Enquanto isso, o Google Research não está permitindo que pesquisadores de fora da empresa acessem o Imagen.
Ele recebeu pedidos nas mídias sociais para solicitações que as pessoas gostariam de ver o Imagen interpretar, mas como Mohammad Norouzi, coautor do jornal Imagen, twittou em maio, ele não mostrará imagens “incluindo pessoas, conteúdo gráfico e material sensível.”
Ainda assim, como o Google Research observou em seu artigo sobre o Imagen, “mesmo quando focamos gerações longe das pessoas, nossa análise preliminar indica que o Imagen codifica uma série de preconceitos sociais e culturais ao gerar imagens de atividades, eventos e objetos”.
Uma dica desse viés é evidente em uma das imagens que o Google postou em sua página da Web Imagen, criada a partir de um prompt que diz: “Uma parede em um castelo real. Há duas pinturas na parede. A da esquerda, um óleo detalhado pintura do rei guaxinim real.
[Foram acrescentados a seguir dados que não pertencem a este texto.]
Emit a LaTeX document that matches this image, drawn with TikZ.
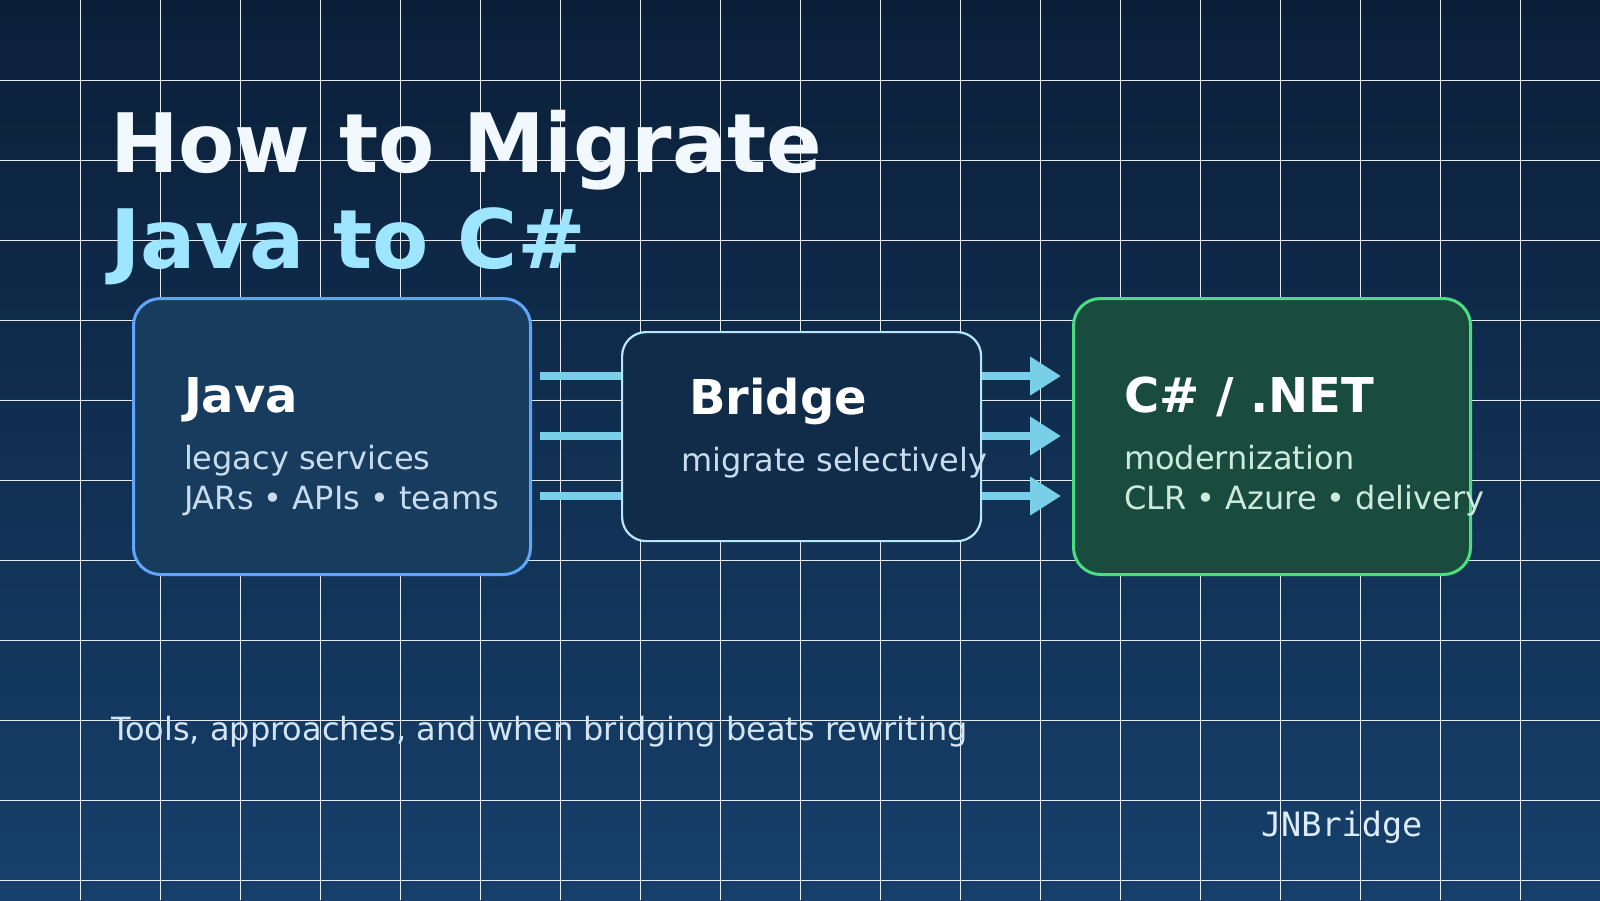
\documentclass[tikz,border=0pt]{standalone}
\usepackage{fontspec}
\setmainfont{DejaVu Sans}
\newfontfamily\jnmono{DejaVu Sans Mono}
\usetikzlibrary{arrows.meta}
\definecolor{bgtop}{HTML}{0B1F38}
\definecolor{bgbot}{HTML}{16406B}
\definecolor{javafill}{HTML}{183C5E}
\definecolor{javastroke}{HTML}{60A5FA}
\definecolor{bridgefill}{HTML}{112C48}
\definecolor{bridgestroke}{HTML}{BAE6FD}
\definecolor{netfill}{HTML}{1A4B3F}
\definecolor{netstroke}{HTML}{4ADE80}
\definecolor{titlewhite}{HTML}{F1F8FE}
\definecolor{titlecyan}{HTML}{9EE6FF}
\definecolor{subblue}{HTML}{C8DCEE}
\definecolor{subgreen}{HTML}{CDEBDC}
\definecolor{tagcol}{HTML}{D3E4F3}
\definecolor{monocol}{HTML}{DCECFB}
\definecolor{arrowcol}{HTML}{78CFE7}
\tikzset{
  gridline/.style={draw=white, line width=1pt, draw opacity=0.9},
  panel/.style={rounded corners=27pt, line width=3pt, minimum width=397pt, minimum height=276pt, anchor=north west, inner sep=0pt},
  bridgebox/.style={rounded corners=24pt, line width=2.2pt, minimum width=359pt, minimum height=209pt, anchor=north west, inner sep=0pt, draw=bridgestroke, fill=bridgefill},
  txt/.style={anchor=base west, inner sep=0pt, outer sep=0pt},
  bigtitle/.style={txt, font=\fontsize{82}{90}\selectfont\bfseries},
  boxtitle/.style={txt, font=\fontsize{48}{54}\selectfont\bfseries, text=white},
  boxsub/.style={txt, font=\fontsize{32}{38}\selectfont},
  feed/.style={line width=7.5pt, draw=arrowcol},
  flow/.style={line width=7.5pt, draw=arrowcol, -{Triangle[length=31pt,width=37pt]}, arrowcol}
}
\begin{document}
\begin{tikzpicture}[x=1pt,y=-1pt]
\useasboundingbox (0,0) rectangle (1600,900);
\shade[top color=bgtop, bottom color=bgbot] (0,0) rectangle (1600,900);
\foreach \gx in {80,160,...,1520} \draw[gridline] (\gx,0) -- (\gx,900);
\foreach \gy in {80,160,...,880} \draw[gridline] (0,\gy) -- (1600,\gy);

% title
\node[bigtitle, text=titlewhite] (t1) at (110,172) {How to Migrate};
\node[bigtitle, text=titlecyan] (t2) at (110,268) {Java to C\#};

% boxes
\node[panel, draw=javastroke, fill=javafill] (java) at (132,297) {};
\node[bridgebox] (bridge) at (621,331) {};
\node[panel, draw=netstroke, fill=netfill] (net) at (1072,297) {};

% box texts
\node[boxtitle] (javat) at (184,412) {Java};
\node[boxsub, text=subblue] (javas1) at (184,469) {legacy services};
\node[boxsub, text=subblue] (javas2) at (184,509) {JARs • APIs • teams};

\node[boxtitle] (bridget) at (689,414) {Bridge};
\node[boxsub, text=subblue] (bridges) at (681,471) {migrate selectively};

\node[boxtitle] (nett) at (1124,412) {C\# / .NET};
\node[boxsub, text=subgreen] (nets1) at (1124,469) {modernization};
\node[boxsub, text=subgreen] (nets2) at (1124,509) {CLR • Azure • delivery};

% feeds into bridge
\coordinate (f1) at (540,376);
\coordinate (f2) at (540,436);
\coordinate (f3) at (540,496);
\draw[feed] (f1) -- (f1 -| bridge.west);
\draw[feed] (f2) -- (f2 -| bridge.west);
\draw[feed] (f3) -- (f3 -| bridge.west);

% arrows out of bridge
\coordinate (a1) at (1061,376);
\coordinate (a2) at (1061,436);
\coordinate (a3) at (1061,496);
\draw[flow] (a1 -| bridge.east) -- (a1);
\draw[flow] (a2 -| bridge.east) -- (a2);
\draw[flow] (a3 -| bridge.east) -- (a3);

% footer
\node[txt, font=\fontsize{32}{38}\selectfont, text=tagcol] (tag) at (111,740) {Tools, approaches, and when bridging beats rewriting};
\node[txt, font=\jnmono\fontsize{33.5}{40}\selectfont, text=monocol] (brand) at (1261,836) {JNBridge};
\end{tikzpicture}
\end{document}
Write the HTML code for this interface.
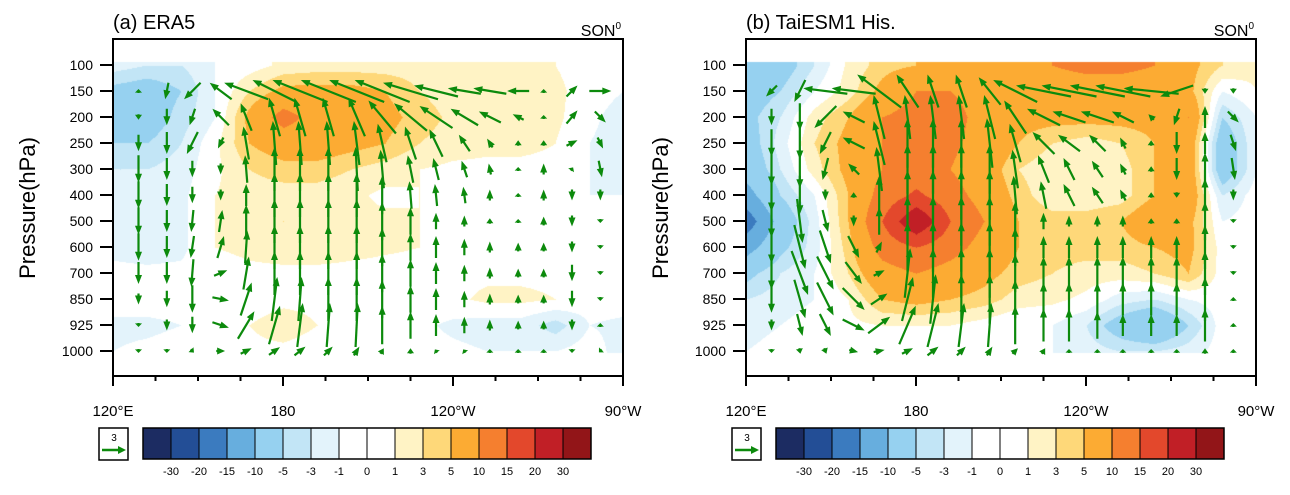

O da direita uma pintura a óleo detalhada da rainha guaxinim real.”
A imagem é exatamente isso, com pinturas de dois guaxinins coroados – um usando o que parece ser um vestido amarelo, o outro com uma jaqueta azul e dourada – em molduras douradas ornamentadas.
Mas, como Holland Michel observou, os guaxinins estão vestindo roupas reais de estilo ocidental, embora o prompt não especifique nada sobre como eles devem aparecer além de parecerem da “realeza”.
Mesmo essas manifestações “sutis” de preconceito são perigosas, disse Holland Michel.
“Por não serem flagrantes, eles são realmente difíceis de pegar”, disse ele.